In contrast, the dark funnel is messy and non linear. It does not follow a timeline. A potential customer might hear about your startup on a podcast today but not actually visit your website for six months. When they finally do visit, they might do it from a different device. The dark funnel captures the messy reality of human behavior. While the attributed funnel tracks clicks, the dark funnel tracks influence. The two are not mutually exclusive. They coexist. The problem arises when founders treat the attributed funnel as the only funnel that exists. This leads to a narrow focus on short term gains. You might end up building a business that is great at capturing demand but terrible at creating it.
Scenarios for Navigating the Unknown
#How do you actually deal with a funnel you cannot see? One common scenario involves the use of self reported attribution. Many startups are now adding a simple open ended question to their signup forms: How did you hear about us? This is a qualitative way to peek into the dark funnel. You might find that while your software says a lead came from Google, the user writes down that they saw you mentioned in a specific industry newsletter. This piece of information is gold. It tells you where the influence is happening. It allows you to double down on channels that your analytics tools would otherwise ignore.
Another scenario involves content distribution. Instead of just posting links to your website and hoping for clicks, you should focus on creating native content for the platforms where your audience hangs out. This means writing long form posts on social media or sharing insights in communities without a call to action. You won’t get the click data, but you will build the awareness that fuels the dark funnel. This requires a leap of faith. You have to trust that if you provide enough value in those dark channels, the traffic will eventually find its way to your door. It is a shift from a transactional mindset to a relationship mindset.
The Scientific Tension of Measurement
#There is a real tension between the desire for scientific precision and the reality of human complexity. We do not yet have a way to quantify exactly how much a Slack recommendation is worth compared to a Facebook ad. We do not know if a person needs to hear about a brand three times or thirteen times in the dark funnel before they take action. These are the unknowns that keep founders up at night. However, recognizing these unknowns is a position of strength. It prevents you from being fooled by incomplete data. It allows you to ask better questions about your marketing strategy.

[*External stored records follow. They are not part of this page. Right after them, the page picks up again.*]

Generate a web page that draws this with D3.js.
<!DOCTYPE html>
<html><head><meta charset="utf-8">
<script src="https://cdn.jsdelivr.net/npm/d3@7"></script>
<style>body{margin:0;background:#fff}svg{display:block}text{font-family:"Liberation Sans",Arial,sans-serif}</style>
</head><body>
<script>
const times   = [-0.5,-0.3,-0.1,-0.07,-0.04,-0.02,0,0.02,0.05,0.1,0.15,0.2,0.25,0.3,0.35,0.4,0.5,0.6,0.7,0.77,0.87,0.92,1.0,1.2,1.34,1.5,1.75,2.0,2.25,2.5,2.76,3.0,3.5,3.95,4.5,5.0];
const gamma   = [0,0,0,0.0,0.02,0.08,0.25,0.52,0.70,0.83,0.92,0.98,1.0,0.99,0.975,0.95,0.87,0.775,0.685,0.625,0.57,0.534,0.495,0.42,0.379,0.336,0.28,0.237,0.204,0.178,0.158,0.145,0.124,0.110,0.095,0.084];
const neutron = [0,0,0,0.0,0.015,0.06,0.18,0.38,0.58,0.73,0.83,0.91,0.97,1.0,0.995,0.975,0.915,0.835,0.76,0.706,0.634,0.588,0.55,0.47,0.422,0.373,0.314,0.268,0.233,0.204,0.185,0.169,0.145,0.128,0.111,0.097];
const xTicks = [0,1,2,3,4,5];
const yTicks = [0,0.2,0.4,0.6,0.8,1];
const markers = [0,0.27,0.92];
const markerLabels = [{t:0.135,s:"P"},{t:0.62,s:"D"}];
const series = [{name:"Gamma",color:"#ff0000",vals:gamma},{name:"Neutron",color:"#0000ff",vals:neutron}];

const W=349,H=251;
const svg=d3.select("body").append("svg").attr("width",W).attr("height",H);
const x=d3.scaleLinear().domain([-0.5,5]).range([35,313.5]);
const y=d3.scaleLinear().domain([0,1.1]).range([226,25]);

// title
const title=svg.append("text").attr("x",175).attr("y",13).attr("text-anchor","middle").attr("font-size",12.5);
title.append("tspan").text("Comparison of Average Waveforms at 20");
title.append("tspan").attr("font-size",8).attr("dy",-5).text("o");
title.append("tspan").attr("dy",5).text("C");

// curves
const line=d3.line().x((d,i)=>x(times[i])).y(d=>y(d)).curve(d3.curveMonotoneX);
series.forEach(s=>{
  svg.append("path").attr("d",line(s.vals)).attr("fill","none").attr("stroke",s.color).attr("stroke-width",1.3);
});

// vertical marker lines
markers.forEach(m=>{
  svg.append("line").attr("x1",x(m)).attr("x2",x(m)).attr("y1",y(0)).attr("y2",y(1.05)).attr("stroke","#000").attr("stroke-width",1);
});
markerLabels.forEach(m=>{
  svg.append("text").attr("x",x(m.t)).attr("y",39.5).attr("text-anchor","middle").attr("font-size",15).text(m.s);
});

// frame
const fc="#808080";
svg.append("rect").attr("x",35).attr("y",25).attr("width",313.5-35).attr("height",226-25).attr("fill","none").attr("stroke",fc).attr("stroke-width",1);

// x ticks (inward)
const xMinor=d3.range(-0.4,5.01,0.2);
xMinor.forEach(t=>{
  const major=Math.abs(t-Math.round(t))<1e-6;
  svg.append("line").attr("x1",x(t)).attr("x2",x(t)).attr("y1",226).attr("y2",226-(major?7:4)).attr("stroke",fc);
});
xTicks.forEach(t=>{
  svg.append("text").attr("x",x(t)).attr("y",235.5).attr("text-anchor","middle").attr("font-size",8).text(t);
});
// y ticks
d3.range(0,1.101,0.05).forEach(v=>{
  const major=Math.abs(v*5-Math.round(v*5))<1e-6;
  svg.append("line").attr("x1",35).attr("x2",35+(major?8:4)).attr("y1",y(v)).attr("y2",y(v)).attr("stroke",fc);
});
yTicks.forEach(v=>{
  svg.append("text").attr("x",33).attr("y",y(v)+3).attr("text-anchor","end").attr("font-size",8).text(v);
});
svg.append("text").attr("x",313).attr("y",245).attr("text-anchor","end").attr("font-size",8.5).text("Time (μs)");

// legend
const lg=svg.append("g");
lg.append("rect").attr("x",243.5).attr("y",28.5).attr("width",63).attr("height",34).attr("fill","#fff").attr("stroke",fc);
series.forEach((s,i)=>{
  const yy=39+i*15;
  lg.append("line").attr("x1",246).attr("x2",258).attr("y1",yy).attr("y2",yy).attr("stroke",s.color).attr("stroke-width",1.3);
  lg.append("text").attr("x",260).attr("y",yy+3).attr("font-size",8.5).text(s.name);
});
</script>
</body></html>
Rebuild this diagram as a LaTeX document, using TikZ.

We should look at our marketing efforts through a lens of experimentation rather than absolute certainty. If you stop a specific community initiative and your direct traffic suddenly drops three months later, you have found a link in the dark funnel. It is a slow and imprecise way to learn, but it is more accurate than following a flawed dashboard. The dark funnel forces us to acknowledge that business is still a fundamentally social activity. It is about people talking to people. As a founder, your job is to give them something worth talking about. You have to build a product and a brand that can survive and thrive in the dark where you cannot see it.